The “designers and operators of the operations can use these suicide robots to penetrate into the enemy’s trenches and destroy the enemy’s key commanders,” the report said.
Furthermore, Iran has claimed that the Haider was produced in response to large tanks and columns of vehicles in the possession of Iran’s enemies. Whereas the Nazir was supposedly developed during the ISIS war, this was designed to confront US forces in Iraq and Syria, as well as the vehicles of other partners of the US, such as Israel and Saudi Arabia.
A photo of the Haider included in the report shows it armed with an AK-47, mounted upside down. AK-47s are reputed to be able to fire in all conditions, so it makes sense to put such a robust weapon on the vehicle. But it remains unclear how mounting it upside down enables the user to aim it correctly.

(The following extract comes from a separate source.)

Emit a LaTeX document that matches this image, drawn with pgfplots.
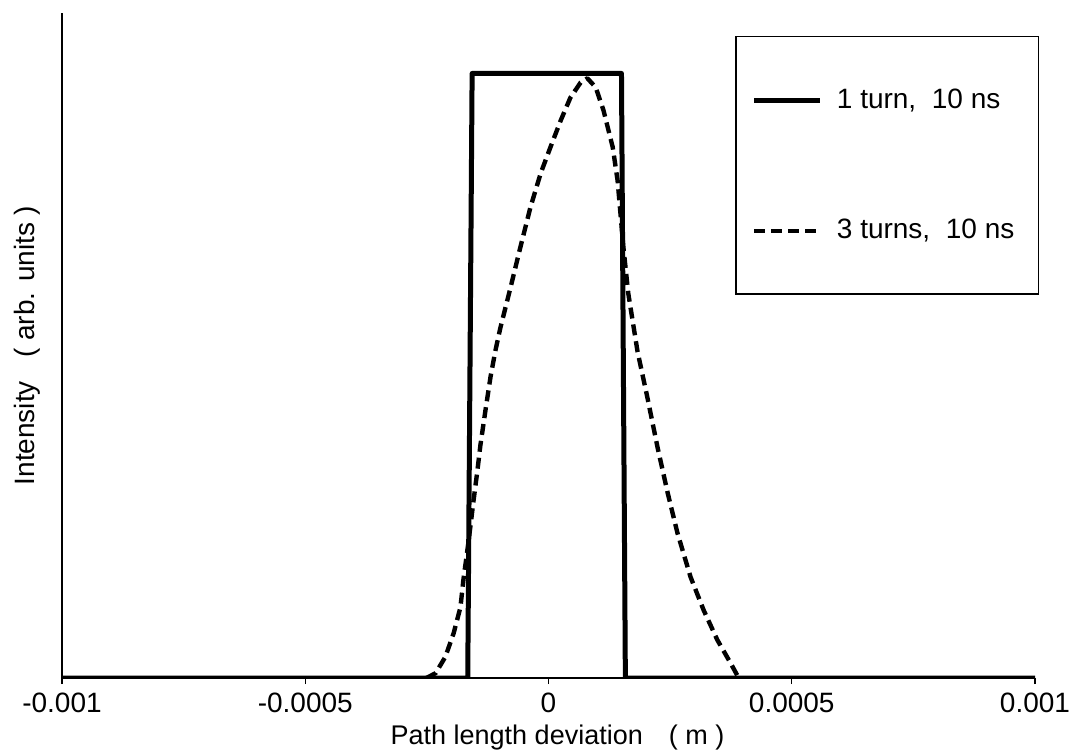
\documentclass[border=0pt]{standalone}
\usepackage{pgfplots}
\pgfplotsset{compat=1.18}
\usepackage{fontspec}
\setmainfont{Liberation Sans}

% single pulse vs. three turns
\pgfplotstableread{
x y
-0.001 0
-0.000166 0
-0.000157 1
0.000150 1
0.000158 0
0.001 0
}\oneturn

\pgfplotstableread{
x y
-0.000251 0
-0.000232 0.008
-0.000212 0.035
-0.000195 0.074
-0.000181 0.117
-0.000175 0.162
-0.000164 0.228
-0.000154 0.294
-0.000146 0.344
-0.000140 0.385
-0.000129 0.446
-0.000119 0.499
-0.000109 0.542
-0.000099 0.579
-0.000078 0.646
-0.000058 0.712
-0.000037 0.779
-0.000016 0.835
0.000004 0.878
0.000025 0.922
0.000045 0.960
0.000066 0.985
0.000080 0.992
0.000097 0.977
0.000113 0.939
0.000132 0.878
0.000142 0.823
0.000154 0.712
0.000164 0.636
0.000183 0.540
0.000203 0.465
0.000224 0.382
0.000245 0.306
0.000265 0.240
0.000292 0.167
0.000319 0.112
0.000347 0.063
0.000374 0.025
0.000391 0
}\threeturns

\begin{document}
\begin{tikzpicture}
\path[use as bounding box] (-31pt,-36pt) rectangle (504pt,339pt);
\begin{axis}[
    scale only axis,
    width=486.5pt, height=332.5pt,
    xmin=-0.001, xmax=0.001,
    ymin=0, ymax=1.1,
    axis x line=bottom, axis y line=left,
    axis line style={-, line width=0.7pt},
    xtick={-0.001,-0.0005,0,0.0005,0.001},
    xticklabels={-0.001,-0.0005,0,0.0005,0.001},
    scaled x ticks=false,
    ytick=\empty,
    tick align=outside,
    major tick length=3pt,
    tick style={line width=0.6pt, black},
    tick label style={font=\fontsize{14}{16}\selectfont},
    xticklabel style={yshift=-1pt},
    xlabel={Path length deviation\hspace{13pt}( m )},
    ylabel={Intensity \ \ ( arb. units )},
    label style={font=\fontsize{14}{16}\selectfont},
    xlabel style={yshift=1pt, xshift=4.5pt, font=\fontsize{13.5}{16}\selectfont},
    ylabel style={yshift=4.5pt},
    legend style={
        at={(rel axis cs:0.692,0.965)}, anchor=north west,
        draw=black, line width=0.6pt,
        inner xsep=8pt, inner ysep=24pt,
        row sep=50pt,
        font=\fontsize{14}{16}\selectfont,
        legend cell align=left,
    },
    legend image code/.code={
        \draw[#1] (0pt,0pt) -- (33pt,0pt);
    },
    every axis legend/.append style={nodes={inner xsep=4pt}},
]
\addplot[black, line width=2.5pt, line join=round] table {\oneturn};
\addlegendentry{\hspace{3pt}1 turn,\ \ 10 ns}
\addplot[black, line width=2.2pt, dash pattern=on 5.5pt off 3pt, line join=round] table {\threeturns};
\addlegendentry{\hspace{3pt}3 turns,\ \ 10 ns}
\end{axis}
\end{tikzpicture}
\end{document}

The Caracal is six-wheeled as well, and like the Haider, it can be armed. This is the latest incarnation of the Iranian mini-robot AI army, unveiled in 2019, according to the report.
“Caracal is an intelligent ground robot that uses an independent suspension system,” the report said. “The maximum speed of Caracal is 30 km/h, and it can keep commanders’ hands open for tactical operations.”
It is a very simple vehicle and can carry various types of “light and semi-heavy” weapons. It is also equipped with an “intelligent remote-control system with a laser range finder.”
It is unclear what this “intelligent” system can do. Other similar UGVs have systems that help in route-finding. It is also unclear if Iran imports some of the chips, wheels and other technology used in making these systems.
Iranian drones have been found to have small parts with origins all over the world, which stands in contrast to Iran boasting that it builds all of this equipment locally.